The race for London mayor: who will do most for housing?

At the start of May, the fifth election for the capital’s next mayor will take place. The incumbent Boris Johnson choosing not to run, leaving Labour candidate Sadiq Khan and Conservative representative Zac Goldsmith to battle it out as the two front runners.

eMoov.co.uk has released its latest research into the race to become London’s next mayor and what each result will mean, for the average UK homeowner.

The Policies

Conservative

Zac_Goldsmith_MP_at_'A_New_Conversation_with_the_Centre-Right_about_Climate_Change'

Zac Goldsmith

  • To build 50,000 new homes by 2020.
  • Give Londoners that have lived and worked in the capital for more than three years first chance to buy new properties built on TFL owned land.

Labour

Sadiq Khan

Sadiq Khan PICTURE CREDIT: National archives

  • Introduce Homes for London scheme, working with city hall, local councils and developers on the best route to addressing the housing shortage.
  • Help existing London homeowners by improving energy efficiency, helping with service charges and the renewal of existing leases.

London Property Supply

The severe difficulty in getting a foot on the London ladder is primarily due to the overwhelming level of demand for London property and the insufficient level of supply to match.

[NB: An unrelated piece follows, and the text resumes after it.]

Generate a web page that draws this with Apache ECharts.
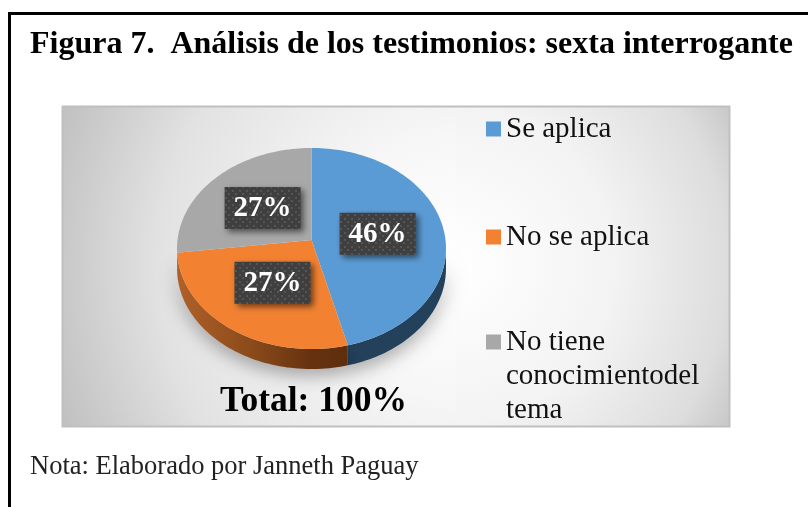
<!DOCTYPE html>
<html><head><meta charset="utf-8">
<style>html,body{margin:0;padding:0;background:#fff}#c{width:808px;height:507px}</style>
<script src="https://cdn.jsdelivr.net/npm/echarts@6/dist/echarts.min.js"></script>
</head><body><div id="c"></div>
<script>
const categories = ['Se aplica', 'No se aplica', 'No tiene conocimientodel tema'];
const percentages = [46, 27, 27];
const titleText = 'Figura 7.  Análisis de los testimonios: sexta interrogante';
const totalText = 'Total: 100%';
const noteText = 'Nota: Elaborado por Janneth Paguay';

const SERIF = '"Liberation Serif","Times New Roman",serif';
const topColors = ['#5b9bd5', '#f28232', '#a8a8a8'];
const geo = {cx: 311.5, cy: 240, rx: 134, up: 99.8, k: 0.0846, depth: 20, labelR: 0.5};
const sum = percentages.reduce((a, b) => a + b, 0);
const starts = percentages.map((_, i) => percentages.slice(0, i).reduce((a, b) => a + b, 0) / sum);

function proj(f, r) {
  const th = f * 2 * Math.PI, u = r * Math.sin(th), v = r * Math.cos(th), w = 1 + geo.k * v;
  return [geo.cx + geo.rx * u / w, geo.cy - geo.up * v / w];
}
function arc(a, b, r) {
  const n = Math.max(2, Math.ceil((b - a) * 240)), out = [];
  for (let i = 0; i <= n; i++) out.push(proj(a + (b - a) * i / n, r));
  return out;
}
const chart = echarts.init(document.getElementById('c'), null, {renderer: 'canvas'});

const dots = document.createElement('canvas');
dots.width = 7; dots.height = 7;
(function () {
  const g = dots.getContext('2d');
  g.fillStyle = '#3f3f3f'; g.fillRect(0, 0, 7, 7);
  g.fillStyle = '#555555'; g.fillRect(1, 1, 2, 2);
  g.fillRect(4, 4, 2, 2);
})();

function wallFill(i) {
  if (i === 0) return '#24415c';
  if (i === 1) return new echarts.graphic.LinearGradient(178, 0, 345, 0, [
    {offset: 0, color: '#b0602a'}, {offset: 0.45, color: '#8a4a1a'}, {offset: 0.8, color: '#65320f'}, {offset: 1, color: '#5e2e0d'}
  ], true);
  return '#7a7a7a';
}
function renderSlice(i) {
  return function (params, api) {
    const value = api.value(0);
    const a = starts[i], b = a + value / sum;
    const top = [[geo.cx, geo.cy]].concat(arc(a, b, 1));
    const children = [];
    const fa = Math.max(a, 0.2635), fb = Math.min(b, 0.7365);
    if (fb > fa) {
      const edge = arc(fa, fb, 1);
      const wall = edge.concat(edge.map(p => [p[0], p[1] + geo.depth]).reverse());
      children.push({type: 'polygon', z2: 1, shape: {points: wall},
        style: {fill: wallFill(i), shadowBlur: 18, shadowColor: 'rgba(0,0,0,0.35)', shadowOffsetY: 6}});
    }
    children.push({type: 'polygon', z2: 2, shape: {points: top}, style: {fill: topColors[i]}});
    const c = proj(a + (b - a) / 2, geo.labelR);
    children.push({type: 'rect', z2: 3, shape: {x: c[0] - 38, y: c[1] - 21, width: 76, height: 42},
      style: {fill: {image: dots, repeat: 'repeat'}, shadowBlur: 6, shadowColor: 'rgba(0,0,0,0.55)', shadowOffsetX: 3, shadowOffsetY: 3}});
    children.push({type: 'text', z2: 4, style: {text: value + '%', x: c[0], y: c[1] + 1, fill: '#fff',
      font: 'bold 29px ' + SERIF, align: 'center', verticalAlign: 'middle'}});
    return {type: 'group', children};
  };
}
const legendBase = {orient: 'horizontal', selectedMode: false, padding: 0, itemWidth: 15, itemHeight: 15, icon: 'rect',
  textStyle: {fontFamily: SERIF, fontSize: 29, lineHeight: 34, color: '#111'}};
const tallIcon = 'path://M0 0L0 0M0 9.5L15 9.5L15 24.5L0 24.5ZM0 102L0 102';

function panelFill(r, stops) {
  return new echarts.graphic.RadialGradient(456, 265, r, stops, true);
}

chart.setOption({
  animation: false,
  title: [
    {text: titleText, left: 30, top: 29, padding: 0, textStyle: {fontFamily: SERIF, fontWeight: 'bold', fontSize: 32, color: '#000'}},
    {text: totalText, left: 220, top: 384, padding: 0, z: 5, textStyle: {fontFamily: SERIF, fontWeight: 'bold', fontSize: 35.5, color: '#000'}},
    {text: noteText, left: 30, top: 454, padding: 0, textStyle: {fontFamily: SERIF, fontWeight: 'normal', fontSize: 26.5, color: '#222'}}
  ],
  legend: [
    Object.assign({}, legendBase, {left: 486, top: 112, data: [categories[0]]}),
    Object.assign({}, legendBase, {left: 486, top: 220, data: [categories[1]]}),
    Object.assign({}, legendBase, {left: 486, top: 325, itemHeight: 102,
      data: [{name: categories[2], icon: tallIcon}],
      formatter: () => 'No tiene\nconocimientodel\ntema'})
  ],
  graphic: [
    {type: 'polyline', z: -1, shape: {points: [[9.5, 507], [9.5, 13.5], [808, 13.5]]}, style: {stroke: '#000', lineWidth: 3, fill: null}},
    {type: 'rect', z: -2, shape: {x: 62, y: 106, width: 394, height: 321},
      style: {fill: panelFill(425, [{offset: 0, color: '#ffffff'}, {offset: 0.3, color: '#f7f7f7'}, {offset: 0.7, color: '#e2e2e2'}, {offset: 1, color: '#c0c0c0'}])}},
    {type: 'rect', z: -2, shape: {x: 456, y: 106, width: 274, height: 321},
      style: {fill: panelFill(316, [{offset: 0, color: '#ffffff'}, {offset: 0.5, color: '#f3f3f3'}, {offset: 0.86, color: '#dddddd'}, {offset: 1, color: '#c8c8c8'}])}},
    {type: 'rect', z: -1, shape: {x: 62.5, y: 106.5, width: 667, height: 320}, style: {stroke: '#bfbfbf', lineWidth: 2, fill: null}}
  ],
  series: categories.map((name, i) => ({
    type: 'custom', name, coordinateSystem: 'none', silent: true,
    itemStyle: {color: topColors[i]},
    renderItem: renderSlice(i),
    data: [[percentages[i]]]
  }))
});
</script></body></html>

Analysis of ‘Number and Density of Dwellings by Borough since 2001’ shows that historically, a Labour mayor has presided over an almost continuously increasing level of property construction in the capital.

In fact, between 2001 and 2008 under a Labour mayor there was an increase in housing stock of 186,000 dwellings.

However, under a Conservative mayor between 2008 and 2014, the level of housing stock fell significantly, with just 152,000 new dwellings being built.

With London house prices continuing to spiral further beyond the reach of aspirational homeowners, a reduction in demand levels via an increasing level of supply will at least go some way in cooling the London bubble and benefitting those trying to buy.

House Prices

Where those already on the London ladder are concerned, the value of their property and its increase or decrease will be their primary concern.

There were four occasions from 2002-2005 during Ken Livingstone’s eight years as Labour mayor, where house prices in London increased at a lower rate than the UK as a whole. Up until 2008 when Boris was elected, London property values increased by 89%. But despite London’s tendency to be the driving factor in the UK property market, the national average value increased by 113% during the same period, 24% more than the capital.

However, under the Conservatives, there were six years in which London outperformed the rest of the UK, even though Boris oversaw the majority of the property market crash between 2007 and 2010. Despite this, property values under the Conservatives in the capital have increased by 41% between 2008 and 2015 compared to just 30% nationally, with values elsewhere across the UK failing to reach previous levels.

So under Ken Livingstone’s tenure as the Mayor of London house prices increased at a quicker rate, but failed to outperform the national average, whereas the Conservatives oversaw a smaller rate of increase but the London market, for the large part, performed better than the rest of the UK where price is concerned.

Founder and CEO of eMoov.co.uk, Russell Quirk, commented, “It’s always hard to pick a side when we the UK public, are subjected to the onslaught of smoke and mirrors deployed on the run up to an election… The capital is in the tight clutches of a housing deficit at present. I’ve highlighted time and time again that the lack of London supply is fuelling a dangerously artificial bubble in the capital. It’s only a matter of time before it pops again. Therefore, Labour’s superior record where building is concerned will not only help stabilise the market but will also help cool prices and give aspirational homeowners in the capital a better chance of getting on the first rung.”